Last week UNC administrators recommendation of a $5.3 million history center on campus to re-house the confederate monument nicknamed Silent Sam, with an annual operating budget of $800,000, speaks loud and clear.

I will never forget the day I left my home in Davidson County and arrived on UNC’s campus as a freshman back in 1996. I was bright-eyed and eager to learn, feeling that I had left behind the confines of what I considered to be a community entrenched in racism.

I was naïve about what would become my Alma Mater but as a member of the Black Student Movement (BSM), I learned that there were many tributes to white supremacists sprinkled across the campus landscape.  

Spencer Hall is named for Cornelia Phillips Spencer, the anti-reconstructionist who famously rang the bell to reopen UNC after working to ensure that black students would be barred from admission; Hamilton Hall is named after UNC professor and Jim Crow supporter J.G. de Roulhac Hamilton; the Daniels Building is named after Josephus Daniels, newspaper editor, champion for black disenfranchisement, inciter of race riots, and leading voice in what he literally called the “White Supremacy Campaign.”

And then there was what some considered to be the most in-your-face symbol. The boy soldier nicknamed “Silent Sam” has never been silent. Upon his arrival in 1913, he loudly proclaimed the university to be a white domain, offering a placeholder for white supremacy. Silent Sam embodied lamentation for the dead in a race war, defenders of a world in which should have died with the confederacy.

Last week I wrote one of the hardest stories of my career as a journalist. It called for a reference from the 1913 monument dedication, where philanthropist Julian Carr was reported as saying, “I horsewhipped a Negro wench until her skirts hung in shreds,” and called it his “pleasing duty.” Recording the audio for those words was traumatic for me and for many who will hear them. Yet they are important to share.  

Back when I joined the BSM as editor of The Black Ink we used “Revolutionary Media” to present 22 demands to the university. These demands, which had been formed in the late 60’s, included a memorial that acknowledges the unnamed slaves that built the university and requests the removal of Silent Sam which happened to have his gun pointed at the building designated for African & African-American Studies. 
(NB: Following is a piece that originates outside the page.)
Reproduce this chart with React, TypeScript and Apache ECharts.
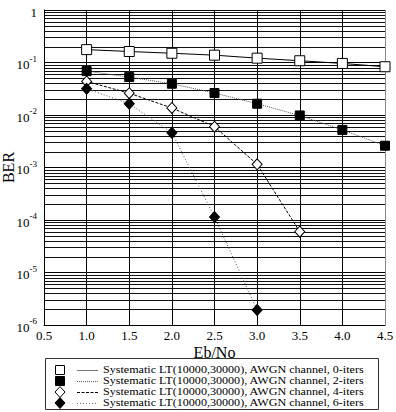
import React, { useEffect, useRef } from "react";
import * as echarts from "echarts";

// Eb/No points (dB)
const ebNo = [1.0, 1.5, 2.0, 2.5, 3.0, 3.5, 4.0, 4.5];
const ebNo4 = [1.0, 1.5, 2.0, 2.5, 3.0, 3.5];
const ebNo6 = [1.0, 1.5, 2.0, 2.5, 3.0];

// BER per number of decoding iterations
const ber0 = [0.176, 0.162, 0.15, 0.138, 0.121, 0.108, 0.096, 0.083];
const ber2 = [0.0686, 0.0527, 0.0394, 0.0262, 0.0164, 0.0098, 0.0052, 0.0026];
const ber4 = [0.0436, 0.026, 0.0136, 0.006, 0.00115, 6.0e-5];
const ber6 = [0.0316, 0.0164, 0.0046, 1.14e-4, 1.94e-6];

const seriesNames = [
  "Systematic LT(10000,30000), AWGN channel, 0-iters",
  "Systematic LT(10000,30000), AWGN channel, 2-iters",
  "Systematic LT(10000,30000), AWGN channel, 4-iters",
  "Systematic LT(10000,30000), AWGN channel, 6-iters",
];

const FONT = '"Liberation Serif", "Times New Roman", serif';
const X_MIN = 0.5;
const X_MAX = 4.5;

const zip = (xs: number[], ys: number[]) => xs.map((x, i) => [x, ys[i]]);

// horizontal grid lines at 2..9 x 10^k inside each decade
const minorGrid: number[] = [];
for (let k = -6; k < 0; k++) {
  for (let m = 2; m <= 9; m++) minorGrid.push(m * Math.pow(10, k));
}

export default function App() {
  const ref = useRef<HTMLDivElement>(null);

  useEffect(() => {
    if (!ref.current) return;
    const chart = echarts.init(ref.current, undefined, { renderer: "svg" });

    // hand-built legend: marker, line sample, label
    const rowsY = [370, 381, 392, 403];
    const legendItems: any[] = [
      {
        type: "rect",
        shape: { x: 45.5, y: 358.5, width: 333, height: 51 },
        style: { fill: "#fff", stroke: "#333", lineWidth: 1 },
      },
    ];
    const lineStyles = [
      { stroke: "#777", lineDash: null as any },
      { stroke: "#666", lineDash: [1, 1] },
      { stroke: "#000", lineDash: [3, 1.5] },
      { stroke: "#666", lineDash: [1, 2] },
    ];
    rowsY.forEach((y, i) => {
      const cx = 60;
      const filled = i === 1 || i === 3;
      const fill = filled ? "#000" : "#fff";
      if (i < 2) {
        legendItems.push({
          type: "rect",
          shape: { x: cx - 4.5, y: y - 4.5, width: 9, height: 9 },
          style: { fill, stroke: "#000", lineWidth: 1 },
        });
      } else {
        legendItems.push({
          type: "polygon",
          shape: {
            points: [
              [cx, y - 5.5],
              [cx + 5, y],
              [cx, y + 5.5],
              [cx - 5, y],
            ],
          },
          style: { fill, stroke: "#000", lineWidth: 1 },
        });
      }
      legendItems.push({
        type: "line",
        shape: { x1: 77, y1: y + 0.5, x2: 98, y2: y + 0.5 },
        style: {
          stroke: lineStyles[i].stroke,
          lineWidth: 1,
          lineDash: lineStyles[i].lineDash,
        },
      });
      legendItems.push({
        type: "text",
        x: 103,
        y,
        scaleX: 1.1,
        style: {
          text: seriesNames[i],
          font: `11px ${FONT}`,
          lineHeight: 10,
          fill: "#000",
          verticalAlign: "middle",
        },
      });
    });

    const base = {
      type: "line" as const,
      z: 5,
      showSymbol: true,
    };

    chart.setOption({
      animation: false,
      backgroundColor: "#fff",
      grid: {
        left: 44,
        right: 11,
        top: 10,
        bottom: 87,
        containLabel: false,
        outerBoundsMode: "none",
      },
      xAxis: {
        type: "value",
        min: X_MIN,
        max: X_MAX,
        interval: 0.5,
        name: "Eb/No",
        nameLocation: "middle",
        nameGap: 19,
        nameMoveOverlap: false,
        nameTextStyle: { fontFamily: FONT, fontSize: 16, lineHeight: 16, color: "#000" },
        axisLine: { show: true, onZero: false, lineStyle: { color: "#000", width: 1 } },
        axisTick: { show: false },
        axisLabel: {
          fontFamily: FONT,
          fontSize: 13,
          lineHeight: 12,
          color: "#000",
          margin: 4,
          formatter: (v: number) => v.toFixed(1),
        },
        splitLine: {
          show: true,
          lineStyle: {
            color: ["#000", "#000", "#000", "#000", "#000", "#000", "#000", "#000", "#888"],
            width: 1,
          },
        },
      },
      yAxis: {
        type: "log",
        logBase: 10,
        min: 1e-6,
        max: 1,
        name: "BER",
        nameLocation: "middle",
        nameRotate: 90,
        nameGap: 28,
        nameMoveOverlap: false,
        nameTextStyle: { fontFamily: FONT, fontSize: 16, color: "#000" },
        axisLine: { show: true, lineStyle: { color: "#000", width: 1 } },
        axisTick: { show: false },
        axisLabel: {
          margin: 7,
          color: "#000",
          formatter: (v: number) => {
            const e = Math.round(Math.log10(v));
            if (e === 0) return "{a|1}";
            return `{a|10}{b|${e}}`;
          },
          rich: {
            a: {
              fontFamily: FONT,
              fontSize: 13,
              lineHeight: 17,
              verticalAlign: "bottom",
              color: "#000",
            },
            b: {
              fontFamily: FONT,
              fontSize: 9,
              lineHeight: 9,
              verticalAlign: "top",
              color: "#000",
            },
          },
        },
        splitLine: { show: true, lineStyle: { color: "#000", width: 1 } },
      },
      graphic: legendItems,
      series: [
        {
          // minor log grid lines, placed through the axes' own scales
          type: "custom",
          name: "minor-grid",
          silent: true,
          z: 1,
          data: minorGrid.map((v) => [X_MIN, v]),
          encode: { x: 0, y: 1 },
          renderItem: (params: any, api: any) => {
            const v = api.value(1);
            const p1 = api.coord([X_MIN, v]);
            const p2 = api.coord([X_MAX, v]);
            const y = Math.round(p1[1]) + 0.5;
            return {
              type: "line",
              shape: { x1: p1[0], y1: y, x2: p2[0], y2: y },
              style: { stroke: "#111", lineWidth: 1 },
            };
          },
        },
        {
          ...base,
          name: seriesNames[0],
          data: zip(ebNo, ber0),
          symbol: "rect",
          symbolSize: 10,
          lineStyle: { color: "#000", width: 1, type: "solid" },
          itemStyle: { color: "#fff", borderColor: "#000", borderWidth: 1 },
        },
        {
          ...base,
          name: seriesNames[1],
          data: zip(ebNo, ber2),
          symbol: "rect",
          symbolSize: 9,
          lineStyle: { color: "#555", width: 1, type: [1, 1] },
          itemStyle: { color: "#000", borderColor: "#000", borderWidth: 1 },
        },
        {
          ...base,
          name: seriesNames[2],
          data: zip(ebNo4, ber4),
          symbol: "diamond",
          symbolSize: [10, 11],
          lineStyle: { color: "#000", width: 1, type: [3, 1.5] },
          itemStyle: { color: "#fff", borderColor: "#000", borderWidth: 1 },
        },
        {
          ...base,
          name: seriesNames[3],
          data: zip(ebNo6, ber6),
          symbol: "diamond",
          symbolSize: [10, 11],
          lineStyle: { color: "#555", width: 1, type: [1, 2] },
          itemStyle: { color: "#000", borderColor: "#000", borderWidth: 1 },
        },
      ],
    });

    return () => chart.dispose();
  }, []);

  return (
    <div
      ref={ref}
      style={{ position: "absolute", left: 0, top: 0, width: 396, height: 412 }}
    />
  );
}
For more than five decades, the BSM and allies protested on numerous occasions without even a nod from the university. When Maya Little, a UNC graduate student, was arrested on charges of smearing her blood on the statue just before it was toppled in August her powerful words deserved a response rather than an arrest. She said, “I literally put my blood and red ink on the statue, because the statue and all statues like it are already drenched in black blood.”

As Little and others are vowing to fight the return of what she maintains to be a symbol of racism. It saddened me to learn that student protesters continue to feel unsafe on UNC’s campus.  Some told me they had been beaten and threatened by white supremacist groups, with very little support from the university.

This week, I am sad to be a Tar Heel.